> **Exercise materials**:
★ ★ ★ ★

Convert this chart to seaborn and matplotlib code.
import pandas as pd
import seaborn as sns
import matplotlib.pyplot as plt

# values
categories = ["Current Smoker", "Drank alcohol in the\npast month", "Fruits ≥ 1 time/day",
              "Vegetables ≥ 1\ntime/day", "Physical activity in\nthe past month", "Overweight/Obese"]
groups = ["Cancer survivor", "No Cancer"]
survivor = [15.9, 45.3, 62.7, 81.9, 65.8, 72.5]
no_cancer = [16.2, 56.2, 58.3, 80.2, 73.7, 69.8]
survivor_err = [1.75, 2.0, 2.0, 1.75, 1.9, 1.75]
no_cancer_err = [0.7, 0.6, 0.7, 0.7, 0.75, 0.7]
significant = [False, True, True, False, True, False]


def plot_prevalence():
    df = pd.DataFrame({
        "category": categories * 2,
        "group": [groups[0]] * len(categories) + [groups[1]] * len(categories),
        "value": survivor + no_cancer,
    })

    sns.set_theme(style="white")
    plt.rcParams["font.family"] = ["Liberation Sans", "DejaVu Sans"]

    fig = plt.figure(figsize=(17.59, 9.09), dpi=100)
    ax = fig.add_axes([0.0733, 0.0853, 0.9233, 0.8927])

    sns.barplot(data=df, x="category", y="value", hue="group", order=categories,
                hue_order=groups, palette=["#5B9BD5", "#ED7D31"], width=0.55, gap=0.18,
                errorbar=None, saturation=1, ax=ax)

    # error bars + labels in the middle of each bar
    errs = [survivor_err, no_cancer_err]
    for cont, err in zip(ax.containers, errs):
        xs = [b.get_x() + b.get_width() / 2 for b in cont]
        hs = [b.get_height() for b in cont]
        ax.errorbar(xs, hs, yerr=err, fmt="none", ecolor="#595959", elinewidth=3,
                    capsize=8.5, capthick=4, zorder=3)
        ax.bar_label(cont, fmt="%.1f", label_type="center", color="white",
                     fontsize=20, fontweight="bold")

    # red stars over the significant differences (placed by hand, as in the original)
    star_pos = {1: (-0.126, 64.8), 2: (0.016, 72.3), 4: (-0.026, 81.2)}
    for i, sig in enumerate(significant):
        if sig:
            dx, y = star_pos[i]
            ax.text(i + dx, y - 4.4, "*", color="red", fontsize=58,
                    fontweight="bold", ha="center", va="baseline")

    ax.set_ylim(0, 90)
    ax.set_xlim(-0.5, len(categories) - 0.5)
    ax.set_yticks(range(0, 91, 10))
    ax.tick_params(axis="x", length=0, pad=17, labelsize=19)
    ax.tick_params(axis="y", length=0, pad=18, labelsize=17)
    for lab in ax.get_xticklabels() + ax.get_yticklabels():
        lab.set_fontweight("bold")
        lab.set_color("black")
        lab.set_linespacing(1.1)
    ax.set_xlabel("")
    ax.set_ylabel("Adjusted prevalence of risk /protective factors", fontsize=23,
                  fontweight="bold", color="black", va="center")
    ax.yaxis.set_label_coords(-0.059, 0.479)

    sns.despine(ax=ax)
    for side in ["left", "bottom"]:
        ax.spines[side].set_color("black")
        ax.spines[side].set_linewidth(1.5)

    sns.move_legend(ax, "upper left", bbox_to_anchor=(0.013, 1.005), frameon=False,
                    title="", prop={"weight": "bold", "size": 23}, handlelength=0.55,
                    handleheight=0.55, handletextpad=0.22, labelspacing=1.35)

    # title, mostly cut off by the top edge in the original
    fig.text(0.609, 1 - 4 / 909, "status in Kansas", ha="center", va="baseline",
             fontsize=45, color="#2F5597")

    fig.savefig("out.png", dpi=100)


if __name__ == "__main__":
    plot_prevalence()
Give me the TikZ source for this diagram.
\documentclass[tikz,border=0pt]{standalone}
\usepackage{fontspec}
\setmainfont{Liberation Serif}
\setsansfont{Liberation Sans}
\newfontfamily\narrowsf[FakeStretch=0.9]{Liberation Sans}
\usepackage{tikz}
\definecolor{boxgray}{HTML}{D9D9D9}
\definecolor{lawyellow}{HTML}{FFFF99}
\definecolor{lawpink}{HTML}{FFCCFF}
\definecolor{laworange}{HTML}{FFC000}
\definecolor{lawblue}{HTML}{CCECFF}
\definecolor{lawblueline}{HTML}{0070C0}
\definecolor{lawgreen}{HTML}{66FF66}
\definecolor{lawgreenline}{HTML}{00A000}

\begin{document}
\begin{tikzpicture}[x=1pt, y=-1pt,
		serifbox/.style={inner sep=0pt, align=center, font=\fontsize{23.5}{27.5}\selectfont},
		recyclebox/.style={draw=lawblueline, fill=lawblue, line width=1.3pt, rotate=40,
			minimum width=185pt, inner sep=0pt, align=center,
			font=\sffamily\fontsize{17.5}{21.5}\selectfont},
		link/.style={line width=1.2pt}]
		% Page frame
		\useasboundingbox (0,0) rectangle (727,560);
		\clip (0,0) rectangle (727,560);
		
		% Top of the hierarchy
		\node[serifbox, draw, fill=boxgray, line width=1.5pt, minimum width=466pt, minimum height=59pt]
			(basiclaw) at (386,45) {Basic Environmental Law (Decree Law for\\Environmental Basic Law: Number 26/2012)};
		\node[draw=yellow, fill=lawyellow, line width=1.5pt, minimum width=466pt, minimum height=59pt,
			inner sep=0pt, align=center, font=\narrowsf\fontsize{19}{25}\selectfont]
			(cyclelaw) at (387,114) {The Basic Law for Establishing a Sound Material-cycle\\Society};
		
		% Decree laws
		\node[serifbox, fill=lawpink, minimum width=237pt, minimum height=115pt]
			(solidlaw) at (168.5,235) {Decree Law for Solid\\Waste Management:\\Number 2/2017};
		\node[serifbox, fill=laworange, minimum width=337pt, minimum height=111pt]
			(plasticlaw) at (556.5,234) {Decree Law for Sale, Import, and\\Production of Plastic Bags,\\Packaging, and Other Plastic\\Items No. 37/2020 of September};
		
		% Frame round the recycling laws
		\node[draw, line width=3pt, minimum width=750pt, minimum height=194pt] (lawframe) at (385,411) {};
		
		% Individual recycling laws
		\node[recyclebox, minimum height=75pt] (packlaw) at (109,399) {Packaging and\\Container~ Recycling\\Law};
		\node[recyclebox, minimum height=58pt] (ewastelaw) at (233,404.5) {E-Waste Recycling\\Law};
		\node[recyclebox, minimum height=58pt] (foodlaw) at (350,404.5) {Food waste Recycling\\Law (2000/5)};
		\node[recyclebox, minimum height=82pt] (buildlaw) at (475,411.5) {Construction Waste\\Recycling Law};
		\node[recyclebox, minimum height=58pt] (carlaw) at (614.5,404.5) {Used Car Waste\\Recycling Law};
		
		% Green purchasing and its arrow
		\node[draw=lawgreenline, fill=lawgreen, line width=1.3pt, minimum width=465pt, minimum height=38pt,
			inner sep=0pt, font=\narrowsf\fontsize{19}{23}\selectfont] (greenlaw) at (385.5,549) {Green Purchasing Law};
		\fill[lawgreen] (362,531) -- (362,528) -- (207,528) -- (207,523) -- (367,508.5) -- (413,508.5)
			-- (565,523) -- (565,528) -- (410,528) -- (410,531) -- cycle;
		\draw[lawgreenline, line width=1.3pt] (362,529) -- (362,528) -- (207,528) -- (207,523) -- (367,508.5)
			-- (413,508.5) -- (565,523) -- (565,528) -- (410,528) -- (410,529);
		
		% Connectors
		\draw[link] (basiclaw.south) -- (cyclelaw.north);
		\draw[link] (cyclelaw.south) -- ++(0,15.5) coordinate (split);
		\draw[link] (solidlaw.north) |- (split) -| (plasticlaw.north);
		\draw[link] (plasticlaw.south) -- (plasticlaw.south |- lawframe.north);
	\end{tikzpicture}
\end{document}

★ ★ ★ ★

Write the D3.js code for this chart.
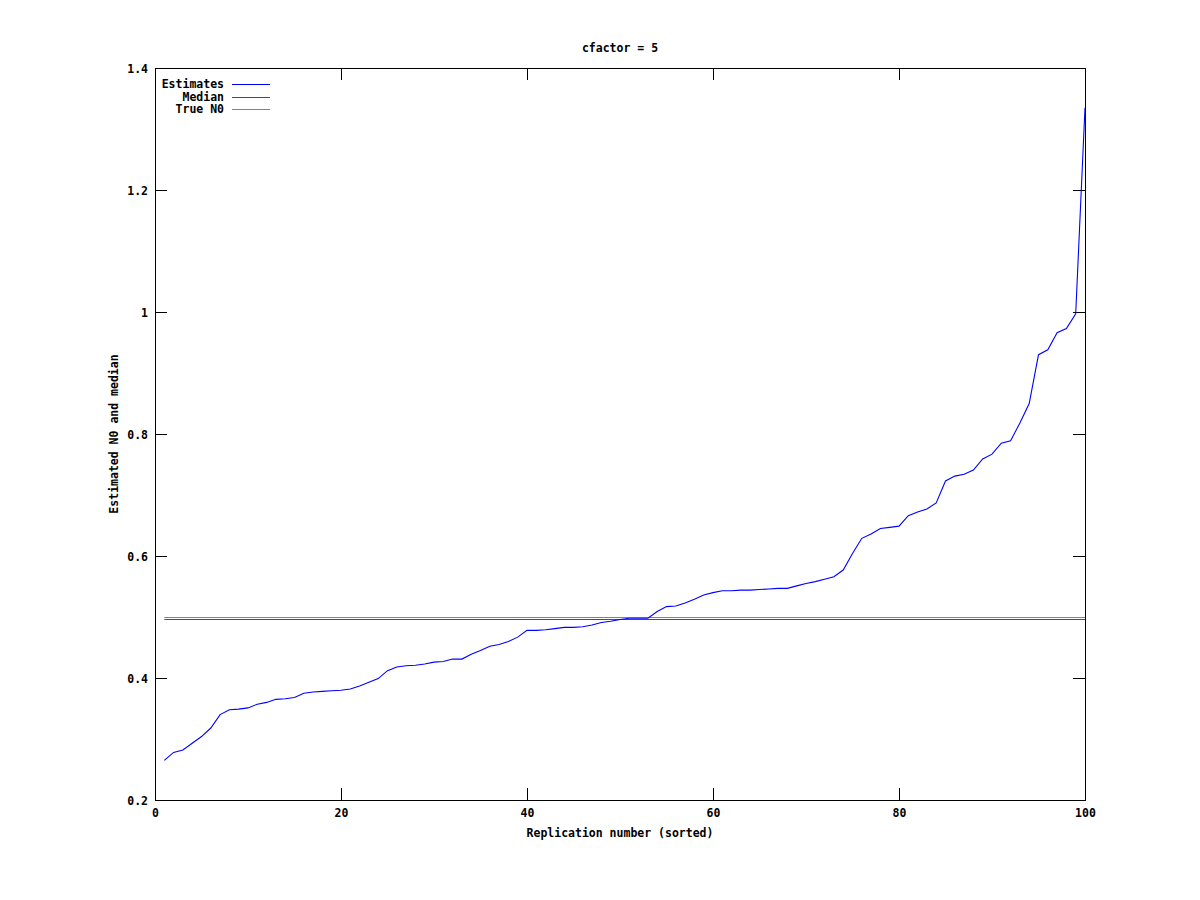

★ ★ ★ ★

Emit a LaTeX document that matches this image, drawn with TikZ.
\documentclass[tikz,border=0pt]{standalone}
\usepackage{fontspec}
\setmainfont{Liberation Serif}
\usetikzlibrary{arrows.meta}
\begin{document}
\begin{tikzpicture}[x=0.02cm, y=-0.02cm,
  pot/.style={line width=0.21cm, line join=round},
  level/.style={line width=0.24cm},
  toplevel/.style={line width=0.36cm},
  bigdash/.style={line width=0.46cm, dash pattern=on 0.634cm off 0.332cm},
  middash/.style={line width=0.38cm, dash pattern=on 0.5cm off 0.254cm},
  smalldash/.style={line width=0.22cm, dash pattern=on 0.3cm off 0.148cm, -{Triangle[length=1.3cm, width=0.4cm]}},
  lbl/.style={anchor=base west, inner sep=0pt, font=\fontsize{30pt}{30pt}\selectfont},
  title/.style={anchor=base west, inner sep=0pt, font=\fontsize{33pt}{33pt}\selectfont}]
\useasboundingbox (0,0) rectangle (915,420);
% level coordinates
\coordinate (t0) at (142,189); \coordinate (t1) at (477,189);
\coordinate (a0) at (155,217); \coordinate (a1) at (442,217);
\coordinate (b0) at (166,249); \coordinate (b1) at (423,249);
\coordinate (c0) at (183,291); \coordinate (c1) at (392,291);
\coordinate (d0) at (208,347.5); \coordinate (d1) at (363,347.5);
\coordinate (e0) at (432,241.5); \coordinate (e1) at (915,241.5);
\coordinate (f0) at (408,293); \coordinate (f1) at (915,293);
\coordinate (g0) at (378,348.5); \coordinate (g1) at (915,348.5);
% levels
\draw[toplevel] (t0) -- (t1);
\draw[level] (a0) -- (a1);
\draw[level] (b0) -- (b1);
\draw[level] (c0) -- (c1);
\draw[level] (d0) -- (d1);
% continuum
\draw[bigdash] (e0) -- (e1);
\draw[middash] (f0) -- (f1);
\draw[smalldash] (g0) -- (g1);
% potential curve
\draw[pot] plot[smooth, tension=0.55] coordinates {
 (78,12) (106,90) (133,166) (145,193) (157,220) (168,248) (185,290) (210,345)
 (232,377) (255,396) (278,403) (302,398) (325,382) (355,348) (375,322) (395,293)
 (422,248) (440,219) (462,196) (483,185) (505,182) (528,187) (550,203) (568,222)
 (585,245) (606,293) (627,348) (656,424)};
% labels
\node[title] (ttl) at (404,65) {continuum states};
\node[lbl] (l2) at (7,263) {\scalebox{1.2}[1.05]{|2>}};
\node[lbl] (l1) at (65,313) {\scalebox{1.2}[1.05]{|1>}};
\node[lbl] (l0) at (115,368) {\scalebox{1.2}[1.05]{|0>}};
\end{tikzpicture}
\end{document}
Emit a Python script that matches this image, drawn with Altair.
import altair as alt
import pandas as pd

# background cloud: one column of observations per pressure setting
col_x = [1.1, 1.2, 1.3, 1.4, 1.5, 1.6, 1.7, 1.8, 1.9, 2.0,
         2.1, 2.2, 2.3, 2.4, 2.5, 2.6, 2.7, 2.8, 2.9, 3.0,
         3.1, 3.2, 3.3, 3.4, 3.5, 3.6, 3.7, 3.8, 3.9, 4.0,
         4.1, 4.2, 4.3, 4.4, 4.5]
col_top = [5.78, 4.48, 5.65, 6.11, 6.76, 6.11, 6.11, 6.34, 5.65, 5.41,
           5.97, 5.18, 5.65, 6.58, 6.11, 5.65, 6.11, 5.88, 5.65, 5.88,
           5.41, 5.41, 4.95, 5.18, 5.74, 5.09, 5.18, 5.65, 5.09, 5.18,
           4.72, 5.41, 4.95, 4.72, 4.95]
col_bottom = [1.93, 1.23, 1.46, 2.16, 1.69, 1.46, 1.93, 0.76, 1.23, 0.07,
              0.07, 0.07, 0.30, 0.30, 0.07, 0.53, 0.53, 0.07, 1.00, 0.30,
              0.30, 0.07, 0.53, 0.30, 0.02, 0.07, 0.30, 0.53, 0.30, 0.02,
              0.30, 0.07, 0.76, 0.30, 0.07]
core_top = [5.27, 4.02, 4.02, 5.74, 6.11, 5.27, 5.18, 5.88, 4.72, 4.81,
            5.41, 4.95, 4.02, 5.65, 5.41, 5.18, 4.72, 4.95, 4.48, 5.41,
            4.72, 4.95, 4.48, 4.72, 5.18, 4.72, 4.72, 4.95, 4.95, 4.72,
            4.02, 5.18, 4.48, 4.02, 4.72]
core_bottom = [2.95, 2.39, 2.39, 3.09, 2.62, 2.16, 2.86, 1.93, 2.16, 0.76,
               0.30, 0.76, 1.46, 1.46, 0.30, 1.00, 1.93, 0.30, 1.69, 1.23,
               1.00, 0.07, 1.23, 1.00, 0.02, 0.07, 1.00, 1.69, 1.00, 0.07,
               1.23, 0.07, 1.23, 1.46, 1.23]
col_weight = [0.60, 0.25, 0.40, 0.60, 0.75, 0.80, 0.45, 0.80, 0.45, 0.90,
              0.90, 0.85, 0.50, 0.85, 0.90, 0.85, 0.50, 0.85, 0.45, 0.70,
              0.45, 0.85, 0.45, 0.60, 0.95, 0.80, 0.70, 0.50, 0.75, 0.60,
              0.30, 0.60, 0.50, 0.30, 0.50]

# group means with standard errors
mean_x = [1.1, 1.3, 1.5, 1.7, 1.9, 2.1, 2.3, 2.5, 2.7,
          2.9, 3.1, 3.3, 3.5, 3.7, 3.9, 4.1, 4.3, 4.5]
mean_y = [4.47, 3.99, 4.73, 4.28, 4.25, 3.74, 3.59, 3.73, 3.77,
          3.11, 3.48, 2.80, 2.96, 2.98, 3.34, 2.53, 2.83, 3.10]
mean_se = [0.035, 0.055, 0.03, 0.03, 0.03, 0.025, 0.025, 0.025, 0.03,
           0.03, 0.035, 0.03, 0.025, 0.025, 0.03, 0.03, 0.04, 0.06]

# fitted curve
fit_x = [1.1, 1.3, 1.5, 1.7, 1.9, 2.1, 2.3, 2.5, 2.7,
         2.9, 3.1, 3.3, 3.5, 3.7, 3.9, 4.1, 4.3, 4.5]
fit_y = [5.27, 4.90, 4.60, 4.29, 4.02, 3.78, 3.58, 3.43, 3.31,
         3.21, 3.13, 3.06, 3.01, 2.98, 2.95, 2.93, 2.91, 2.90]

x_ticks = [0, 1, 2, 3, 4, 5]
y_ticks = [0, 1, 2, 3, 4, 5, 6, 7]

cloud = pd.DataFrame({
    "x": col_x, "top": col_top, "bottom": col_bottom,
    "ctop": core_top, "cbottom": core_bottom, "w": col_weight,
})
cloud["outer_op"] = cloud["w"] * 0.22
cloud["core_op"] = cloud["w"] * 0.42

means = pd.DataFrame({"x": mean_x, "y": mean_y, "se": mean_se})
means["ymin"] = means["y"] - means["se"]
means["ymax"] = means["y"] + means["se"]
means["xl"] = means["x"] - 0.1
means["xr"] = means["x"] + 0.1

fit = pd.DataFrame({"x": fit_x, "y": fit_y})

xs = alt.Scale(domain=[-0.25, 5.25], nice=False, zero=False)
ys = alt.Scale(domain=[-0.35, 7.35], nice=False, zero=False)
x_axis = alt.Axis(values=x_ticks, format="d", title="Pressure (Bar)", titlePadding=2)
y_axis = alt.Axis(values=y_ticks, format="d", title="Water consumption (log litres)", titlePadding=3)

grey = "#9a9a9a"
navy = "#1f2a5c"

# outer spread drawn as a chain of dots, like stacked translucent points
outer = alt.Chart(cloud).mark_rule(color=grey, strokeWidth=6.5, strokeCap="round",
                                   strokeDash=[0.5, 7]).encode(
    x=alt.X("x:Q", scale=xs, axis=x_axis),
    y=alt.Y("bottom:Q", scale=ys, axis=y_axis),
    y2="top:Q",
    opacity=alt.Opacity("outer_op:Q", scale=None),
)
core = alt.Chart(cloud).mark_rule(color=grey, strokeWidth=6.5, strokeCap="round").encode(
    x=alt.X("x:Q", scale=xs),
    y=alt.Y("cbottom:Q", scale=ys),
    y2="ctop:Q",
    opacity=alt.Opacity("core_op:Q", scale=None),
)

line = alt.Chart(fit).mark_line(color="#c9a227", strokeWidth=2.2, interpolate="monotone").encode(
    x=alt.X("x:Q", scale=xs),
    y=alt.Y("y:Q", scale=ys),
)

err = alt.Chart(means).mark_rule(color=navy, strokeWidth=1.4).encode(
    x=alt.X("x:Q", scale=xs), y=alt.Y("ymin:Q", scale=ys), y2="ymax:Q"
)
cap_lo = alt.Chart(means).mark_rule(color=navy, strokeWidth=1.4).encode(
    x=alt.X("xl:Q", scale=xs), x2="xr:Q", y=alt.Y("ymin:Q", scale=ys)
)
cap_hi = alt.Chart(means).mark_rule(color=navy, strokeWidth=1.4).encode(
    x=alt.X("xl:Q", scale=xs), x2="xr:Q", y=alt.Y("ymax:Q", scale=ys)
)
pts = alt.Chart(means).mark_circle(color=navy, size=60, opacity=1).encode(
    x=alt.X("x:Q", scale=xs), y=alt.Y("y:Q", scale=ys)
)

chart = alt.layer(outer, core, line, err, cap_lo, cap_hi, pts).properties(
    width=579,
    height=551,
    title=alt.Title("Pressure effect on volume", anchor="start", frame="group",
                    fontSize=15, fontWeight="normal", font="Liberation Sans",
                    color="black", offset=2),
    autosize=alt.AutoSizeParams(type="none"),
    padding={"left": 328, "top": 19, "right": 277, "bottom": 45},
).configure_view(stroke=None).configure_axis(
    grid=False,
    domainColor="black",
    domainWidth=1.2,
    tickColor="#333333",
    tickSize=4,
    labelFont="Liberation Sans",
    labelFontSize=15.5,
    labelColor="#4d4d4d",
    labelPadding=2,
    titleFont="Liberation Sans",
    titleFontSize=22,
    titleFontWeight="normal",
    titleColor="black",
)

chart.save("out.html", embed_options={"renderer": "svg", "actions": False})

★ ★ ★ ★

> **Exercise description**: Write out each line exactly as it appears, from the line with "Convert this chart" up to and including the line with "import matplotlib.pyplot as plt".

> **The result**:
Convert this chart to seaborn and matplotlib code.
import pandas as pd
import seaborn as sns
import matplotlib.pyplot as plt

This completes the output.